Problem Sets Topics List of files
Problem set 1 (ZIP - 1.1MB) Diffusion, equivalent circuit and Nernst potential This zip file contains: 3 .pdf files, 3 .m files, and 1 .mat file
Problem set 2 (ZIP) Integrate and fire and Hodgkin-Huxley This zip file contains: 1 .pdf file, 7 .m files, and 1 .p file
Problem set 3 (PDF) Synapses as computational devices Reference: Vu, E.T., and F.B. Krasne. “Evidence for a Computational Distinction Between Proximal and Distal Neuronal Inhibition.” Science 255, no. 5052 (2018): 1710–12.
Problem set 4 (ZIP) How neurons respond to different stimuli This zip file contains: 1 .pdf file, 5 .m files, and 1 .mat file
Problem set 5 (ZIP) Analyzing EEG data This zip file contains: 1 .pdf file, 2 .m files, and 1 .mat file
Problem set 6 (ZIP) Perceptrons and PCA This zip file contains: 1 .pdf file, 1 .m file, and 1 .mat file
Problem set 7 (ZIP) Recurrent networks This zip file contains: 2 .pdf files

Problem Set Rubric and Guidelines

Scope of Problem Sets

The problems sets are designed to learn basic aspects of neural computation, where the emphasis is on articulating these models and analyses into working MATLAB®. These problems are the perfect place to assimilate and build upon what you have learned in lecture and recitation.

To achieve these goals, problems will combine: building numerical simulations of neuronal models and processes, analyses and visualization of data coming from either experimental data or as output of simulations, and a bit of analytical and conceptual work.

These exercises are geared towards assessing your coding competency, your ability to report data and models’ outcomes effectively, and to evaluate your conceptual understanding of the models and analyses used.

Assessment Criteria (Grading Rubric)

Problem sets will be graded according to three main criteria:

1. Accuracy (80% total grade)

This refers to the extent that your code produces the right output, plots and figures represent data accurately, analytical work is correct, and conceptual questions are well reasoned and logically sound.

Each problem set question will evaluated on a 4-point scale. The following tables give the point/assessment equivalency:

Points Assessment
4 Code executes without syntax errors and produces correct results throughout. Graphs correctly represent the data. Analytical work is correct. Conceptual questions are correctly reasoned, concise and precise.
3 Code executes without or with minimal syntax errors. One or two errors in code output, graphs, analytical work or conceptual responses are present.
2 Code executes with syntax errors.
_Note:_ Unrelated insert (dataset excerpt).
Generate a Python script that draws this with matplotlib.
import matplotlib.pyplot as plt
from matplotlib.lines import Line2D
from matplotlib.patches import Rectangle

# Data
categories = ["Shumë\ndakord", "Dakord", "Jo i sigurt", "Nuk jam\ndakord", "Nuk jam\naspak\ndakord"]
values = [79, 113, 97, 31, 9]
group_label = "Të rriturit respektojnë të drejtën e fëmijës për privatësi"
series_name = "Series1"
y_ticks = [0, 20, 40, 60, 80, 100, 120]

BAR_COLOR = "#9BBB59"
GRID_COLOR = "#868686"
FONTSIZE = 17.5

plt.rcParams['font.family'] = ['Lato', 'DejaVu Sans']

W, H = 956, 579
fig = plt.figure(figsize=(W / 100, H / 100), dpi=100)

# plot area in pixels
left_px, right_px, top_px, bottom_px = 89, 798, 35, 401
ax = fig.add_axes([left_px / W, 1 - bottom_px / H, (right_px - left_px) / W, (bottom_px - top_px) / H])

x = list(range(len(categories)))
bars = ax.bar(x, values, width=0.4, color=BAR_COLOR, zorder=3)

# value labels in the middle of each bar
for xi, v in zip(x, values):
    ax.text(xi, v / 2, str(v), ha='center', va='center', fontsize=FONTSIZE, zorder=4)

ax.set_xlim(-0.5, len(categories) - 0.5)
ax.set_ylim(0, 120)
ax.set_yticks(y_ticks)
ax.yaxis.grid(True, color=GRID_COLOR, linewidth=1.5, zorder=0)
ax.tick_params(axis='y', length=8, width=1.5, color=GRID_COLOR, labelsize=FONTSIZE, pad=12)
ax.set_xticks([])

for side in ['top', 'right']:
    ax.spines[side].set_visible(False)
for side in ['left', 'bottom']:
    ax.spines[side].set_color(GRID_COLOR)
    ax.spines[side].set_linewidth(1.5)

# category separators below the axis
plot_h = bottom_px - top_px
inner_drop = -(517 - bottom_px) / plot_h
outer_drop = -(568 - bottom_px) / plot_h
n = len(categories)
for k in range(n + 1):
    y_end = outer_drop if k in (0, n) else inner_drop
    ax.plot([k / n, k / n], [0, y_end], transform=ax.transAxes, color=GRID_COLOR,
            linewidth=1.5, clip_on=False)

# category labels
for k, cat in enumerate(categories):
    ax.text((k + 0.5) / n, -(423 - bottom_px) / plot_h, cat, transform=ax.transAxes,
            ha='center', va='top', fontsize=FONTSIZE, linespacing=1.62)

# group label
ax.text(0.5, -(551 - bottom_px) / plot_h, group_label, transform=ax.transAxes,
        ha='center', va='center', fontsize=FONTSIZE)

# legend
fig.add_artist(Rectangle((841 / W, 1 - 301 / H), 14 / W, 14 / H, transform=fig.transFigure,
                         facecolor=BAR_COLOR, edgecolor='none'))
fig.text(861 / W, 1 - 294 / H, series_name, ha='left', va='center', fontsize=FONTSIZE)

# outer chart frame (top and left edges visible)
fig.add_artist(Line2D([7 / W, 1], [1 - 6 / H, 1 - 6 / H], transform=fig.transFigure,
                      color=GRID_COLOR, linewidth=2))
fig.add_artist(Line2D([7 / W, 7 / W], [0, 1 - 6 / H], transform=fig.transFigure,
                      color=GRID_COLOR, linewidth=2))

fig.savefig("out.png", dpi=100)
Multiple errors in code, output, graphs, analytical work or conceptual responses are present.
1 Code executes with multiple syntax errors. There are numerous errors in code output, graphs, analytical work and conceptual responses.
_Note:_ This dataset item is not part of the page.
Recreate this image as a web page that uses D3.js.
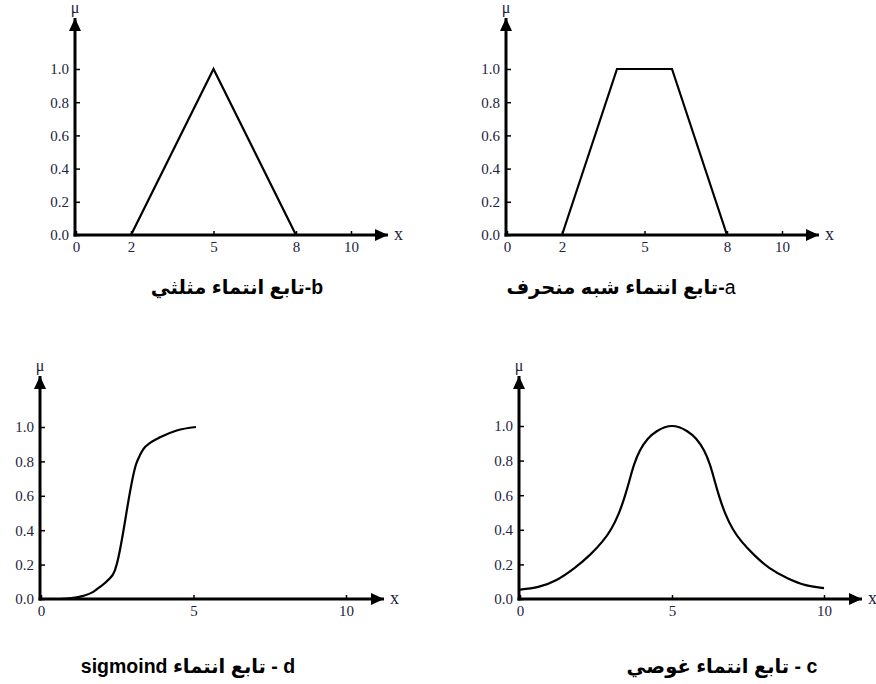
<!DOCTYPE html>
<html>
<head>
<meta charset="utf-8">
<script src="https://cdn.jsdelivr.net/npm/d3@7"></script>
<style>
  body { margin: 0; background: #fff; }
  .caption { font-family: "Liberation Sans", Arial, "DejaVu Sans", sans-serif; font-weight: bold; font-size: 19.5px; fill: #000; }
</style>
</head>
<body>
<div id="chart"></div>
<script>
// tick values
const yTicks = [0, 0.2, 0.4, 0.6, 0.8, 1.0];
const xTicksTop = [0, 2, 5, 8, 10];
const xTicksBottom = [0, 5, 10];

// a - trapezoid
const trapX = [2, 4, 6, 8];
const trapMu = [0, 1, 1, 0];

// b - triangle
const triX = [2, 5, 8];
const triMu = [0, 1, 0];

// c - gaussian
const gaussX = [0, 0.6, 1.2, 1.8, 2.3, 2.7, 3.0, 3.25, 3.45, 3.6, 3.75, 3.95, 4.2, 4.5, 5,
                5.5, 5.8, 6.05, 6.25, 6.4, 6.55, 6.75, 7.0, 7.3, 7.7, 8.2, 8.8, 9.4, 10];
const gaussMu = [0.054, 0.07, 0.11, 0.18, 0.255, 0.33, 0.405, 0.495, 0.595, 0.685, 0.775, 0.86, 0.925, 0.97, 1.0,
                 0.97, 0.925, 0.86, 0.775, 0.685, 0.595, 0.495, 0.405, 0.33, 0.255, 0.18, 0.12, 0.08, 0.063];

// d - sigmoid
const sigX = [0.62, 1.0, 1.38, 1.7, 1.93, 2.2, 2.42, 2.48, 3.13, 3.2, 3.35, 3.6, 3.9, 4.45, 5.08];
const sigMu = [0, 0.005, 0.018, 0.04, 0.07, 0.11, 0.165, 0.2, 0.79, 0.82, 0.87, 0.91, 0.94, 0.98, 1.0];

const captions = {
  a: ["a", "-تابع انتماء شبه منحرف"],
  b: ["b", "-تابع انتماء مثلثي"],
  c: ["c", " - تابع انتماء غوصي"],
  d: ["d", " - تابع انتماء sigmoind"]
};

const svg = d3.select("#chart").append("svg")
    .attr("width", 876)
    .attr("height", 684);

svg.append("defs").append("marker")
    .attr("id", "arrow")
    .attr("viewBox", "0 -6 13 12")
    .attr("refX", 13)
    .attr("refY", 0)
    .attr("markerWidth", 13)
    .attr("markerHeight", 12)
    .attr("markerUnits", "userSpaceOnUse")
    .attr("orient", "auto")
  .append("path")
    .attr("d", "M0,-6L13,0L0,6Z")
    .attr("fill", "#000");

function styleTicks(s){
    s.select(".domain").remove();
    s.selectAll("line").attr("stroke", "#000").attr("stroke-width", 1.5);
    s.selectAll("text")
        .style("font-family", "'Liberation Serif', 'Times New Roman', serif")
        .style("font-size", "15px")
        .style("fill", "#1c2340");
}

function panel(o){
    const g = svg.append("g");

    const x = d3.scaleLinear().domain([0, 10]).range(o.xRange);
    const y = d3.scaleLinear().domain([0, 1]).range(o.yRange);
    const x0 = o.xRange[0] - 1, y0 = o.yRange[0];

    // y axis
    const yAxis = d3.axisLeft(y)
        .tickValues(yTicks)
        .tickFormat(d3.format(".1f"))
        .tickSizeInner(-5)
        .tickSizeOuter(0)
        .tickPadding(6);

    g.append("g")
        .attr("transform", `translate(${x0},0)`)
        .call(yAxis)
        .call(styleTicks);

    // x axis
    const xAxis = d3.axisBottom(x)
        .tickValues(o.xTicks)
        .tickSizeInner(-4)
        .tickSizeOuter(0)
        .tickPadding(6);

    g.append("g")
        .attr("transform", `translate(0,${y0})`)
        .call(xAxis)
        .call(styleTicks);

    // axis lines with arrow heads
    g.append("line")
        .attr("x1", x0).attr("y1", y0 + 1.5)
        .attr("x2", x0).attr("y2", o.yTip)
        .attr("stroke", "#000").attr("stroke-width", 3)
        .attr("marker-end", "url(#arrow)");

    g.append("line")
        .attr("x1", x0 - 1.5).attr("y1", y0)
        .attr("x2", o.xTip).attr("y2", y0)
        .attr("stroke", "#000").attr("stroke-width", 3)
        .attr("marker-end", "url(#arrow)");

    g.append("text")
        .attr("x", o.xTip + 6)
        .attr("y", y0 + 5)
        .style("font-family", "'Liberation Serif', serif")
        .style("font-size", "18px")
        .attr("fill", "#1c2340")
        .text("x");

    g.append("text")
        .attr("x", x0)
        .attr("y", o.yTip - 5)
        .attr("text-anchor", "middle")
        .style("font-family", "'Liberation Serif', serif")
        .style("font-size", "16px")
        .attr("fill", "#1c2340")
        .text("μ");

    // membership function
    const pts = o.xs.map((d, i) => [d, o.mus[i]]);
    const line = d3.line()
        .x(d => x(d[0]))
        .y(d => y(d[1]))
        .curve(o.curve);

    g.append("path")
        .datum(pts)
        .attr("fill", "none")
        .attr("stroke", "#000")
        .attr("stroke-width", 2.2)
        .attr("stroke-linejoin", "miter")
        .attr("d", line);

    const cap = g.append("text")
        .attr("class", "caption")
        .attr("x", o.capX)
        .attr("y", o.capY)
        .attr("text-anchor", "middle")
        .style("direction", "rtl")
        .style("unicode-bidi", "embed");
    cap.append("tspan")
        .style("font-weight", o.letterWeight)
        .text(o.caption[0]);
    cap.append("tspan").text(o.caption[1]);
}

panel({xRange: [76, 351], yRange: [235, 69], xTip: 388, yTip: 18,
       xTicks: xTicksTop, xs: triX, mus: triMu, curve: d3.curveLinear,
       caption: captions.b, letterWeight: "bold", capX: 237, capY: 294});

panel({xRange: [507, 782], yRange: [235, 69], xTip: 819, yTip: 18,
       xTicks: xTicksTop, xs: trapX, mus: trapMu, curve: d3.curveLinear,
       caption: captions.a, letterWeight: "normal", capX: 621, capY: 294});

panel({xRange: [41, 346], yRange: [599, 427], xTip: 384, yTip: 376,
       xTicks: xTicksBottom, xs: sigX, mus: sigMu, curve: d3.curveMonotoneX,
       caption: captions.d, letterWeight: "bold", capX: 188, capY: 673});

panel({xRange: [520, 824], yRange: [599, 426], xTip: 862, yTip: 376,
       xTicks: xTicksBottom, xs: gaussX, mus: gaussMu, curve: d3.curveNatural,
       caption: captions.c, letterWeight: "bold", capX: 722, capY: 673});
</script>
</body>
</html>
2. Adherence to guidelines (10% total grade):

This evaluates the extent to which the code, graphs, equations and conceptual responses are presented per the guidelines specifications set in the assignment submission instructions.

Note that this is different than the ‘correctness’ criterion defined above. For example, a piece of code can produce correct results, but not in the way specified by the problem statement (wrong graphic display, etc.). Alternatively, code can meet the problem specifications, but contain errors that affect accuracy or validity.

This criterion will be evaluated on a 10-point scale for the whole problem set.

3. Readability (10% total grade):

This evaluates: if the code is well organized and human-readable; if data are plotted with appropriate labeling, scaling and explanations; and if the narrative is well organized and provides explanatory value.

This criterion will be evaluated on a 10-point scale for the whole problem set.

Other Notes

Note that code efficiency (i.e. how optimal is your code in performing the required computations) is not part of the rubric.

Writing efficient code is a skill that develops over the years and after taking several courses. We will try to teach you how to optimize code and will encourage you to produce sound and efficient code.

However, the emphasis will be on understanding the numerical techniques and developing intuitions that will carry to more advanced course work.

All 9.40 assignments should run within 5-10 minutes on your laptop, even with the most inefficient approaches. If your code is taking longer than this, there might be bugs or issues that go beyond writing efficient code.